Using the material below, repeat exactly the lines from the one with "Output the Python" through the one with "bg.set_ylim(0, 1)", ends included, without any images.

*EXTRACTED DATA*
—————

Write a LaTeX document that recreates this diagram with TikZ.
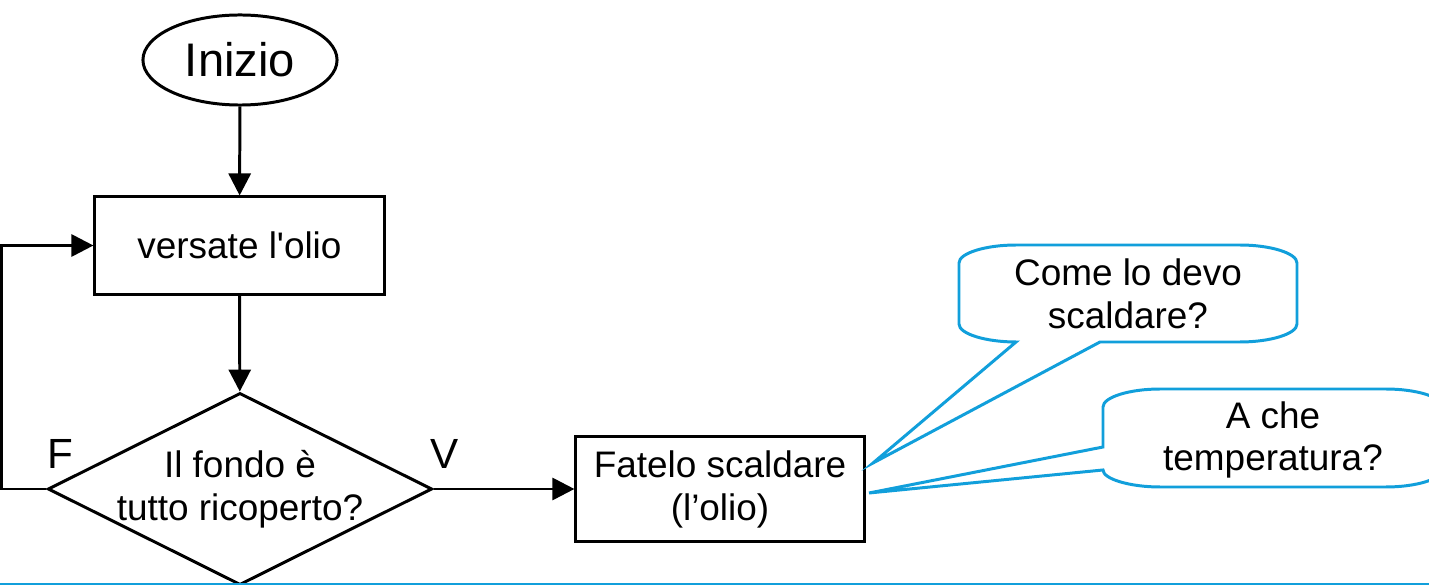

—————

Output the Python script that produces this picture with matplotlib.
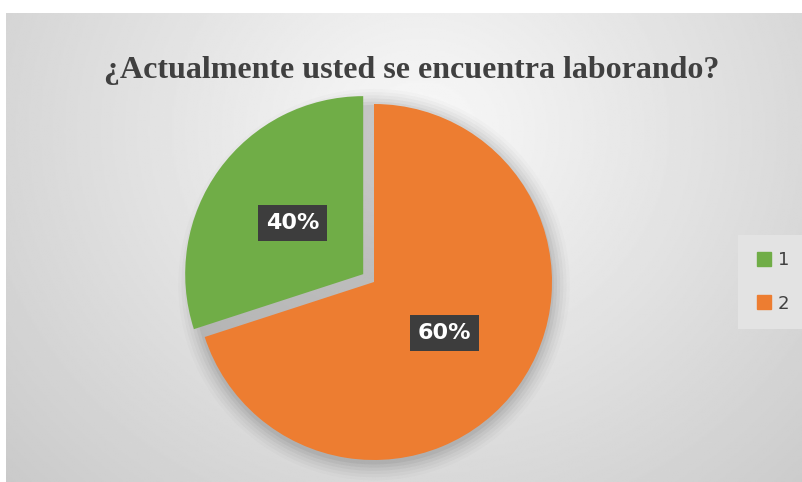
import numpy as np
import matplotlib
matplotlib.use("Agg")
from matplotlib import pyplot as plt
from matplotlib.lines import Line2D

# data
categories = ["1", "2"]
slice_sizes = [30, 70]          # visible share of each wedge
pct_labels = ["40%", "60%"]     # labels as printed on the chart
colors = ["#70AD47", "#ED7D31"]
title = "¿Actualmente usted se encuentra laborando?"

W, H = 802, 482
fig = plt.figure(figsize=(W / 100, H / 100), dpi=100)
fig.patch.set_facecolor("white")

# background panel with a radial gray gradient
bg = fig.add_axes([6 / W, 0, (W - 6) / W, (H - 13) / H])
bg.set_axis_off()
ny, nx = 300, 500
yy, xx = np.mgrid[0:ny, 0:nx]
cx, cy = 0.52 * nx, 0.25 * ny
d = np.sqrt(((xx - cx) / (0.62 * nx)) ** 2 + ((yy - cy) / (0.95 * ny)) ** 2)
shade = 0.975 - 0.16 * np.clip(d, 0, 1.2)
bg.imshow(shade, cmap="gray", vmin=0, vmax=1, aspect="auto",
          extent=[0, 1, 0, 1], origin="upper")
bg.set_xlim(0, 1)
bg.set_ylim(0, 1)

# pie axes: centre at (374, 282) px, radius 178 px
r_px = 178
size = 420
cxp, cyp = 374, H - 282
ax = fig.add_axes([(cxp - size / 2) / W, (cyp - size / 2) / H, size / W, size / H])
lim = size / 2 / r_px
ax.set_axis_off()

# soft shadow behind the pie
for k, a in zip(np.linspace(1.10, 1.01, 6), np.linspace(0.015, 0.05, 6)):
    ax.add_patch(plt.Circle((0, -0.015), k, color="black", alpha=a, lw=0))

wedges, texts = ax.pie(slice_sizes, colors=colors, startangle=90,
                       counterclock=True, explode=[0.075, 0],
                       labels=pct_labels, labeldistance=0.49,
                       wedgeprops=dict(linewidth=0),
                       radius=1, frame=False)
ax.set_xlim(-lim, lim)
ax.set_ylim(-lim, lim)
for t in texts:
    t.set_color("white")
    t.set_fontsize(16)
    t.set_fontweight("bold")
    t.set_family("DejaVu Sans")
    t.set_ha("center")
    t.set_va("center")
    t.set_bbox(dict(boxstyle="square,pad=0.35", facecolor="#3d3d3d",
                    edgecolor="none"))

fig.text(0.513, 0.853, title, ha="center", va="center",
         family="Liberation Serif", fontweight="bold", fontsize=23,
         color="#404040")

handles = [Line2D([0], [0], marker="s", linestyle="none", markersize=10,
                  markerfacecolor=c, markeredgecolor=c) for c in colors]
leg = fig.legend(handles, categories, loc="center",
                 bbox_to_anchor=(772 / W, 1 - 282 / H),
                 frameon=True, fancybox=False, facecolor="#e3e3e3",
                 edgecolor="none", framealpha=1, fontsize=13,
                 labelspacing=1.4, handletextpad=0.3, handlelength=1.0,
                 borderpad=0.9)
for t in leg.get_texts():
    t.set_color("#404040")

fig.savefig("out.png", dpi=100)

—————

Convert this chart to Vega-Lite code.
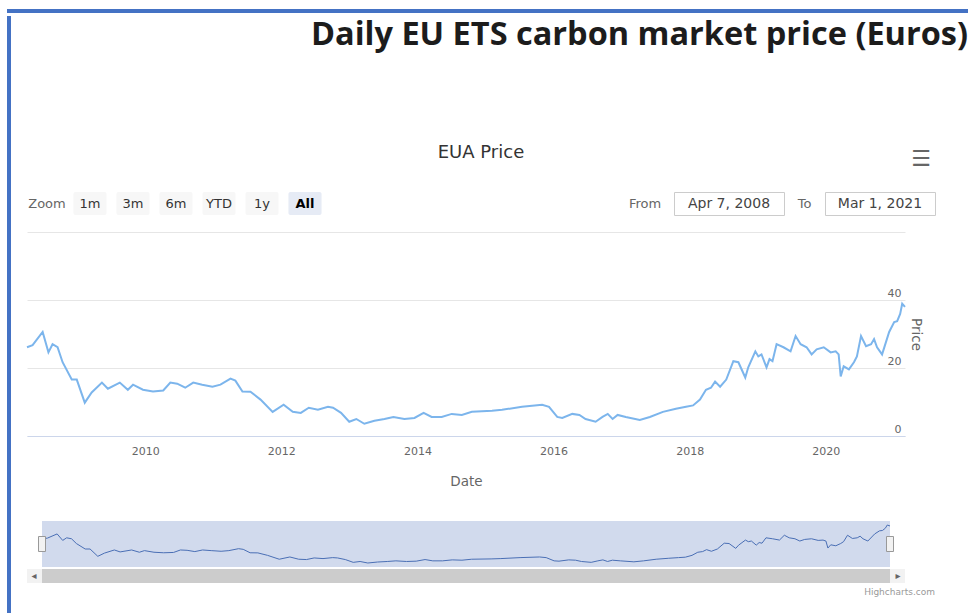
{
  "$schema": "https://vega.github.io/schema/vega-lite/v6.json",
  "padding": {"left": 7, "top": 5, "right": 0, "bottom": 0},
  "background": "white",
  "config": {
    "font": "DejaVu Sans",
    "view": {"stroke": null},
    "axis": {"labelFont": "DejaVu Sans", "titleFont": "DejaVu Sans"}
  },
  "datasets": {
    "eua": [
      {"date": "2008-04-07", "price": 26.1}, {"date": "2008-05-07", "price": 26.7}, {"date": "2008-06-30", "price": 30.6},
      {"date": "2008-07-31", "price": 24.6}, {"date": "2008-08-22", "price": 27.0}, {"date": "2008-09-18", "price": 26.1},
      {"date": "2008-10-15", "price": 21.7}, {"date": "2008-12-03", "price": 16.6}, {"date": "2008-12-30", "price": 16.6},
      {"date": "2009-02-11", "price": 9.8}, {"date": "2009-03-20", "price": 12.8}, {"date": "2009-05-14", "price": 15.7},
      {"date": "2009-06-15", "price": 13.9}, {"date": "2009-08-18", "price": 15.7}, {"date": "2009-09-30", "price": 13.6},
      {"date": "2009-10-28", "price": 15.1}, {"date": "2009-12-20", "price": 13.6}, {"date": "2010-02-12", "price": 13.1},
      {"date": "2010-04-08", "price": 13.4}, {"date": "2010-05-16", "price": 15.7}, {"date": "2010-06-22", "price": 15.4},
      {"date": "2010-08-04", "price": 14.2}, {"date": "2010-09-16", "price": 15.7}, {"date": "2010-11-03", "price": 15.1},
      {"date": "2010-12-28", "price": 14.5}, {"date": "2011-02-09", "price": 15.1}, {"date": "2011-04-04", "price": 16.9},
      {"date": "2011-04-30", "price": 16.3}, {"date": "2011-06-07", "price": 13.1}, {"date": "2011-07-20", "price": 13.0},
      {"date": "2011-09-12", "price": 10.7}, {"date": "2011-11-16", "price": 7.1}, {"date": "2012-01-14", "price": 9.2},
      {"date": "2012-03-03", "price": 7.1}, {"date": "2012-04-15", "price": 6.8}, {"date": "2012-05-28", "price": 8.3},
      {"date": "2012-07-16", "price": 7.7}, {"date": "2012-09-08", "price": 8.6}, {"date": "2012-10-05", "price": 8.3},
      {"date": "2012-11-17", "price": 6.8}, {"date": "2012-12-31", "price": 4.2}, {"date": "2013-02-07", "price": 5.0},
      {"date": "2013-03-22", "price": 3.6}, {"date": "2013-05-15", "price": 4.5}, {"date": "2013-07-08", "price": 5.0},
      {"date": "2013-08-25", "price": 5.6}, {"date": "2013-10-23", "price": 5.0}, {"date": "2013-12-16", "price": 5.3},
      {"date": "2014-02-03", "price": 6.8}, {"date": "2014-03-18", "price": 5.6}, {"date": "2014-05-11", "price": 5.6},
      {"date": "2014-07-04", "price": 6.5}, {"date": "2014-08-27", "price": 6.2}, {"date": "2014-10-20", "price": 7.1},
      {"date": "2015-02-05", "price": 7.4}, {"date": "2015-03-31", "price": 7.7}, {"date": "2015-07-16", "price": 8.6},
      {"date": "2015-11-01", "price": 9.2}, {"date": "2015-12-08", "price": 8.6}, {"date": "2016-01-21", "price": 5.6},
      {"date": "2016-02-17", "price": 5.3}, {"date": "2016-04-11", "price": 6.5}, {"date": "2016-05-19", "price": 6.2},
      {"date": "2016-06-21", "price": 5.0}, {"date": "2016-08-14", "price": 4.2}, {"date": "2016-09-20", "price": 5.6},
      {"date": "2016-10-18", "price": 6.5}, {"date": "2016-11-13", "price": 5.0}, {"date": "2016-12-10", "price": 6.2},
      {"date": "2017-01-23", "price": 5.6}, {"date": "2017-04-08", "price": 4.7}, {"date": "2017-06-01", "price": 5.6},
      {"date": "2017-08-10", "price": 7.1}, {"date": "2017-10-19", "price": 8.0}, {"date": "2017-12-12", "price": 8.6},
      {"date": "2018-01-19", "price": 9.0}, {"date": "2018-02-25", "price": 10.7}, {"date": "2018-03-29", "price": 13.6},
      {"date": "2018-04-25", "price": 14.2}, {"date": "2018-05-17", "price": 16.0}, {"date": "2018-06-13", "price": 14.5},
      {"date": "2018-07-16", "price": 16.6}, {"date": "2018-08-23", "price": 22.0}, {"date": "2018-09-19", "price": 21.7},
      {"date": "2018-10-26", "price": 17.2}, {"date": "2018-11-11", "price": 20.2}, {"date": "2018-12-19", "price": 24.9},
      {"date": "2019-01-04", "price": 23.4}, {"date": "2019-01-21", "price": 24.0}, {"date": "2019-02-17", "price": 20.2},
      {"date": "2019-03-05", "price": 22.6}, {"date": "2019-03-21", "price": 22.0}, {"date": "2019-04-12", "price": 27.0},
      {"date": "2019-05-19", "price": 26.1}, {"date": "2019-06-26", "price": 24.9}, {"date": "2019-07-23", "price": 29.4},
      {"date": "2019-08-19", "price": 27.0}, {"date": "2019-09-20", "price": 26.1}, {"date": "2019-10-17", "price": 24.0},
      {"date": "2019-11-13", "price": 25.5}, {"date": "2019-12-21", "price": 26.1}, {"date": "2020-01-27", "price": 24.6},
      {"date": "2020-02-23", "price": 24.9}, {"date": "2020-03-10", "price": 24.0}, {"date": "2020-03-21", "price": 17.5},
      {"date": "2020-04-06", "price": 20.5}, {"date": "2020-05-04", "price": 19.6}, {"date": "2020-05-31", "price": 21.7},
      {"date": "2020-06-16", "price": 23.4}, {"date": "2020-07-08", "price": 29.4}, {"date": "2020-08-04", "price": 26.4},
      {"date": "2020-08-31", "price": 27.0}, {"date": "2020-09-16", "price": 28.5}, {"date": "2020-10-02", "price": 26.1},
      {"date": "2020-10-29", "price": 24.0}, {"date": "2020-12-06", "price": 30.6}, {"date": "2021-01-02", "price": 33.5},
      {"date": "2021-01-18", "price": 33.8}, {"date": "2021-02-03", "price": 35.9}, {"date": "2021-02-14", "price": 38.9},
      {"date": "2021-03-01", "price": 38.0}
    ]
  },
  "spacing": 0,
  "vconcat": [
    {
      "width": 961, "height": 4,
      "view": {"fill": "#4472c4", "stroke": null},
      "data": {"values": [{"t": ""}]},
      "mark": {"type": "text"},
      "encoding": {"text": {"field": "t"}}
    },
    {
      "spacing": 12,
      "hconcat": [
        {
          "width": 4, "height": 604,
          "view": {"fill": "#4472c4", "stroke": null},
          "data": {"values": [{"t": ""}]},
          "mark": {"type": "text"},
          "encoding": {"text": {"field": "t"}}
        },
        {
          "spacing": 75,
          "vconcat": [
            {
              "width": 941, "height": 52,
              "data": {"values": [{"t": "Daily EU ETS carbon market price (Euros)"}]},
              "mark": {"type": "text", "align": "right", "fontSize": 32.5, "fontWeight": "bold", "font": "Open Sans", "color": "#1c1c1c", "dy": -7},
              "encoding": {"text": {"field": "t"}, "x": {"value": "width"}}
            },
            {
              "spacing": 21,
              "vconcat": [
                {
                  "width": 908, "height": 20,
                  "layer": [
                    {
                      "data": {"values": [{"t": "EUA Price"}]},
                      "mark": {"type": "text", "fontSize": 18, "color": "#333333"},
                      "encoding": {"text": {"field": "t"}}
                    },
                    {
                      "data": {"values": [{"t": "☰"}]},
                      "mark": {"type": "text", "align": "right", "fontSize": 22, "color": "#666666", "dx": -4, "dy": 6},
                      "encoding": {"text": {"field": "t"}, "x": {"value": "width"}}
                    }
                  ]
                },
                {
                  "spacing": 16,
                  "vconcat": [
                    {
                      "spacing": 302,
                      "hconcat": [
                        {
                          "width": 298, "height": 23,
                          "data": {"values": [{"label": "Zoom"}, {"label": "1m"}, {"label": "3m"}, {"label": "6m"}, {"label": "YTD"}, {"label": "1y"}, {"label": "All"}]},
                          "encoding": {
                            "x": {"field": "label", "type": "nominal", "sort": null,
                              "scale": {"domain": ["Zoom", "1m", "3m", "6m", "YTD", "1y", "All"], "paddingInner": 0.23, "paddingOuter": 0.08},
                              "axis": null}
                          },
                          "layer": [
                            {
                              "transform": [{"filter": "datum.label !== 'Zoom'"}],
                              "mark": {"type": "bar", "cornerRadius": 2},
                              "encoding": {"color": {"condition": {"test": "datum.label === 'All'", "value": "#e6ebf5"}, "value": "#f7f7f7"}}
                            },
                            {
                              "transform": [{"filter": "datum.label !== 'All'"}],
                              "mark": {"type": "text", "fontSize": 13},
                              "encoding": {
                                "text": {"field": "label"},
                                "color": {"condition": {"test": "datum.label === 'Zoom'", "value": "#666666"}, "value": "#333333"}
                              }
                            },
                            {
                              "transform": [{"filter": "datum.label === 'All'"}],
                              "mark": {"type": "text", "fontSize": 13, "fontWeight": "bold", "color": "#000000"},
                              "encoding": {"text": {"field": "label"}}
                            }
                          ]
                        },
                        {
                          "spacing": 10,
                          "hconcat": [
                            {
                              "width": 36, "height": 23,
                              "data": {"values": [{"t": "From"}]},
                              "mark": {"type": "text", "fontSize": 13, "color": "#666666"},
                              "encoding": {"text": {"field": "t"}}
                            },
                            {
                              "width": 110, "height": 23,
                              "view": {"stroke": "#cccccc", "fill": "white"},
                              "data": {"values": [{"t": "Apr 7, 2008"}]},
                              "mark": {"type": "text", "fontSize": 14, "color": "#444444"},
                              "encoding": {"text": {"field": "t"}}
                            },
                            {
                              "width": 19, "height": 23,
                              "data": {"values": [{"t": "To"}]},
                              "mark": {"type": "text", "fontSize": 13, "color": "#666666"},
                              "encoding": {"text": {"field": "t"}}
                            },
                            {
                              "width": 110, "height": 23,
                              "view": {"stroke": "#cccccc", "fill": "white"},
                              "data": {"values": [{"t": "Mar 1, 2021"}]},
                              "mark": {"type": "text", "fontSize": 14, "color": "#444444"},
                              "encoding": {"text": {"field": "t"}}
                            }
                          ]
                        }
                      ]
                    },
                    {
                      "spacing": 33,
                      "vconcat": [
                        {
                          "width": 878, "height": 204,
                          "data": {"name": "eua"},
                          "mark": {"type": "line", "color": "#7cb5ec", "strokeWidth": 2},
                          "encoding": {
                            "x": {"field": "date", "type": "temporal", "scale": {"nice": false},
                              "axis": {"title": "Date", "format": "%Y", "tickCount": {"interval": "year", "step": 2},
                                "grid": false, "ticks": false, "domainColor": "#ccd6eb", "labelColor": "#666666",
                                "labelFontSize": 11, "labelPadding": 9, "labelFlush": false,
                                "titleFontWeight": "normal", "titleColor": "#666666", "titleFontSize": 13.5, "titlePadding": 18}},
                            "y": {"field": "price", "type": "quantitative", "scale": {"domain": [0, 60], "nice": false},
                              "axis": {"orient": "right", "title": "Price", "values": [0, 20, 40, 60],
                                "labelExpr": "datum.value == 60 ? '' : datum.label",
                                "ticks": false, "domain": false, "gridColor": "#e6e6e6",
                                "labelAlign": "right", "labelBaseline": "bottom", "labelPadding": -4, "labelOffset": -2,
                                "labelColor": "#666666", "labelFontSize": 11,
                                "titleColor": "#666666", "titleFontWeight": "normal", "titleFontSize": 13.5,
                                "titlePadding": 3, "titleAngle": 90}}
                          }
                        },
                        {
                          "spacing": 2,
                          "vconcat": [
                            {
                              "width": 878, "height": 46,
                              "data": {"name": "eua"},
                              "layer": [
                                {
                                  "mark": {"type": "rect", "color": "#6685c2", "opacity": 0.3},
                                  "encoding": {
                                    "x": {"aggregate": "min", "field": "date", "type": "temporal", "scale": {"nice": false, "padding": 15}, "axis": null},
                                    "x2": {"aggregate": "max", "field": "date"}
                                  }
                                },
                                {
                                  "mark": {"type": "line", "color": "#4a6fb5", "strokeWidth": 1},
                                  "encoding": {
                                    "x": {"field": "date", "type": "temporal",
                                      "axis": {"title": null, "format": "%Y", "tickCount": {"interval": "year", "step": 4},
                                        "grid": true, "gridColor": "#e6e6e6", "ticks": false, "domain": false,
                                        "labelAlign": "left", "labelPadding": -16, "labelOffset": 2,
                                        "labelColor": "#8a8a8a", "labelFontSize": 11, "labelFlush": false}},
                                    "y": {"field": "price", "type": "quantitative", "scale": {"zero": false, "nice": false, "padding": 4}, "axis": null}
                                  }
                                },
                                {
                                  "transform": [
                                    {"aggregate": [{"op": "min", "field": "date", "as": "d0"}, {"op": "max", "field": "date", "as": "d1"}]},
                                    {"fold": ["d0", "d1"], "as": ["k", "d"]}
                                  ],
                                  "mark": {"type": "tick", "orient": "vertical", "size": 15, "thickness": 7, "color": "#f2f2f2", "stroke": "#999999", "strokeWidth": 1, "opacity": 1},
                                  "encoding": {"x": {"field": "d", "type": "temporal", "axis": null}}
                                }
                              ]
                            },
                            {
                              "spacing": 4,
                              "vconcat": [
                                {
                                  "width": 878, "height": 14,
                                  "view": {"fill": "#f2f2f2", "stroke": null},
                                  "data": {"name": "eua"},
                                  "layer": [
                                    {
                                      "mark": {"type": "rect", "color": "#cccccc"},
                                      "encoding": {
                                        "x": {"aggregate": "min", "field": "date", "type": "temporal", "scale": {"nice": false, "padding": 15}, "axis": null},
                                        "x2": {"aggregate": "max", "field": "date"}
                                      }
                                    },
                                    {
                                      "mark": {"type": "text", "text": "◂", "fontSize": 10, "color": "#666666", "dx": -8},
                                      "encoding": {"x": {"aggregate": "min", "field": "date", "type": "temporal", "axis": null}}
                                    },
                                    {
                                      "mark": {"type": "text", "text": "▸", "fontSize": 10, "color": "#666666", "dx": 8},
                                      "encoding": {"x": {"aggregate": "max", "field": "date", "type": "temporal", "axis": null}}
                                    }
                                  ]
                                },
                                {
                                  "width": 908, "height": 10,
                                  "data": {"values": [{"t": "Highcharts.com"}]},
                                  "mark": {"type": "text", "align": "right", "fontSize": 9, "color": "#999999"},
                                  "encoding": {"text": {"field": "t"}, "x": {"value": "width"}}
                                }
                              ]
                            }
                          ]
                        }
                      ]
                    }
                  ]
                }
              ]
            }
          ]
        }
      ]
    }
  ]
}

—————

*WRITTEN REPLY*
Output the Python script that produces this picture with matplotlib.
import numpy as np
import matplotlib
matplotlib.use("Agg")
from matplotlib import pyplot as plt
from matplotlib.lines import Line2D

# data
categories = ["1", "2"]
slice_sizes = [30, 70]          # visible share of each wedge
pct_labels = ["40%", "60%"]     # labels as printed on the chart
colors = ["#70AD47", "#ED7D31"]
title = "¿Actualmente usted se encuentra laborando?"

W, H = 802, 482
fig = plt.figure(figsize=(W / 100, H / 100), dpi=100)
fig.patch.set_facecolor("white")

# background panel with a radial gray gradient
bg = fig.add_axes([6 / W, 0, (W - 6) / W, (H - 13) / H])
bg.set_axis_off()
ny, nx = 300, 500
yy, xx = np.mgrid[0:ny, 0:nx]
cx, cy = 0.52 * nx, 0.25 * ny
d = np.sqrt(((xx - cx) / (0.62 * nx)) ** 2 + ((yy - cy) / (0.95 * ny)) ** 2)
shade = 0.975 - 0.16 * np.clip(d, 0, 1.2)
bg.imshow(shade, cmap="gray", vmin=0, vmax=1, aspect="auto",
          extent=[0, 1, 0, 1], origin="upper")
bg.set_xlim(0, 1)
bg.set_ylim(0, 1)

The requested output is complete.